I saw one of these last week on the internet. It is a beautifully packaged FT82-43 UnUn that has a 2 turn primary and 14 turn secondary, the turns are spread out and has the magical bifilar primary. It was well made and looked pretty good.
There is one problem. It is very inefficient. It will probably have a great SWR just like a dummy load.
Owen Duffy in his remarkable blog gave a simple test I followed.
Put a 2 turn link on an FT82-43 toroid. Then use a nanoVNA to measure “Rp” – then calculate the efficiency using Efff% = 100 * 1-50/Rp
Then you find at 3.5mHz it is 31% for this simple design. On 10m it is around 60%.
So your 10 watt signal becomes 3 watts on 80m. How can that be good?
The rise in efficiency with increasing frequency of this magnitude is hinting that the 2 turn winding is insufficient on the lower bands.
Change to a 3 turn winding. You get 68% on 3.5mHz and 80% on 10m.
So now you have doubled the amount of power hitting the antenna for the cost of one extra turn on the primary and a few extra on the secondary. That sounds like a bargain to me.
So for the cost of one extra turn on the primary and a few extra turns on the secondary, you get half the loss. You will also get less heating – as that is where all the loss goes.
Do You Want Even Less Loss?
If like me the answer is yes, then the solution is pretty darned elementary.
Stack 2 cores. Super glue them together into a neat stack.
Use a 3 turn primary.
Your losses will be halved again – or 1/4 the loss of a 2 turn primary on a single core.
My tests show for 3 turn primary on 2 cores stacked and using the nano VNA and Rp link test, you should get around 84% efficiency on 80m and 90% efficiency on 10m. The characteristic impedance test shows less loss, and a real life heat rise test shows less loss again.
Your Transceiver And Efficiency
What is happening? Why do the turns matter?
Your transceiver needs to work into a load, this is the primary of the transformer or UnUn – that suits the transceiver. Sure, the secondary and what is connected to it matter a lot, but if you want optimum results, you need a basic minimum impedance to operate into.
The better you match the transceiver to the antenna (no big surprise – sorry), the better the efficiency.
This “match” is super-highly dependent on the type of core material, its size and its shape. And the number of turns.
This might seem odd but it is a major factor in efficiency.
Cores shaped “like a bicycle wheel” with a comparatively large hole and a thin and shallow rim are not very efficient.
By stacking 2 cores you change the geometry, you make it taller, and this has a large effect.
The FT82-43 is not a very good shape. Its rim is quite shallow and thin which is why stacking 2 of them makes such a big difference.
The turns on the primary are critical also.
For the 2 turn primary on the FT82-43, it is just not a good enough load for the transceiver, power is wasted. As you add more turns, the match to the transceiver improves. Yes – this is a terrible dumbed down description – but that is the effect.
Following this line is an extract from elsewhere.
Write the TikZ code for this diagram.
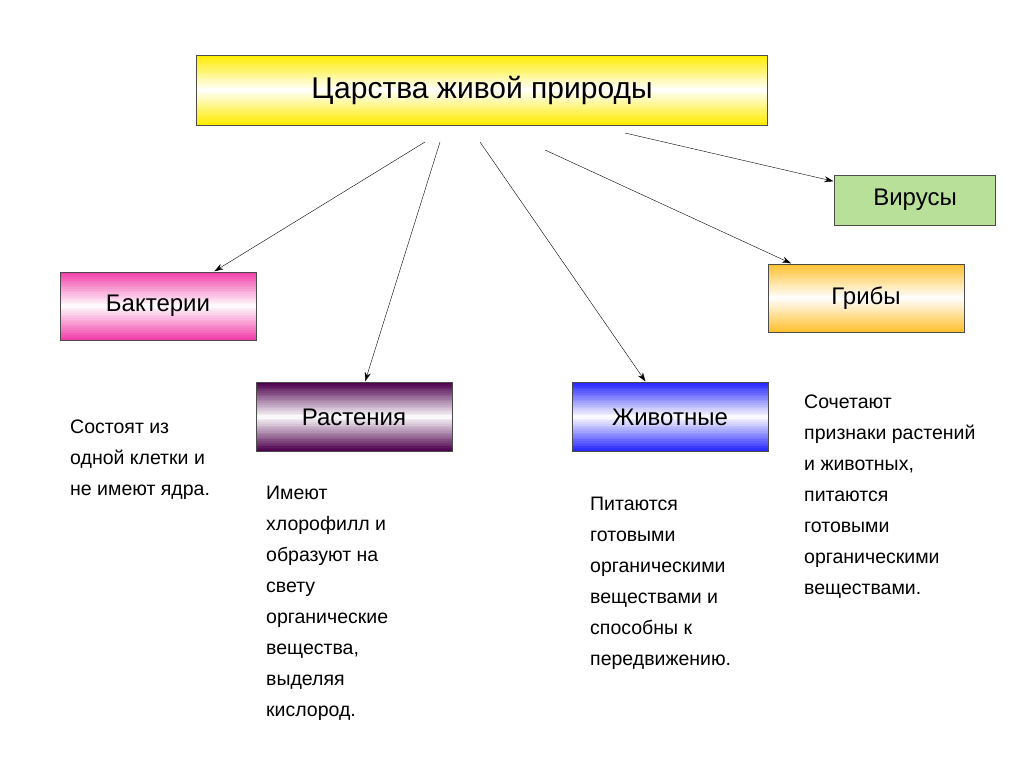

Note. If you add too many turns you go past that ‘sweet spot’ and the match to the transceiver gets worse again and efficiency drops off.
Now, when you stack 2 cores, your 2 or 3 turn primary changes the way it matches to the transceiver, dramatically. You are giving the transceiver a vastly different load. It just so happens this has not gone past that sweet spot, yet.
There is also another effect. As you go up in frequency you’ll find that on 10m, for example, the efficiency drops as on those frequencies you’ve gone past the ‘sweet spot.’
But wait – there’s more.
The above will probably not apply to other cores. For example the FT140-43 will behave differently – it may be too much to have 3 turns on it. The FT240-43 – same, it will be different again.
Monkey See - Monkey Do
The FT82-43 “design” with a 2 turn primary and 14 turn secondary is a direct translation from the FT240-43 version with the same windings.
The fact is these 2 ferrite cores are very different. Another fact is that the FT240-43 version is not very efficient either.
This is a classic case of a design that is not very good being copied and then used inappropriately.
As above – just adding an extra turn halves the loss and stacking 2 cores halves it again.
For even the most space and weight sensitive application, having 2 cores will not present an onerous increase in weight.
How You Wind The Turns Matters Also
Can someone please explain why the torid is wound as per the picture above? The 2 turn primary is bifilar wound with the secondary, and the secondary is spaced out to fill the core.
Why? What magic does this impart?
Owen Duffy in his excellent blog points out this type of winding only contributes loss to the design – and it has no practical merit.
From a transformer basics point of view, dumbed down, the idea is to link the flux in the primary with all of the turns in the secondary to be able to transfer power. The toroid by its nature will help with this, but deliberately making it hard just does not help.
Owen in the builds he has done uses an autotransformer winding which is just a number of turns with a tapping. For 49:1 it is 21 turns tapped at 3 turns. This is a 7:1 turns ratio hence 49:1 impedance ratio. He winds them all togther, no gaps, and gets the best possible efficiency.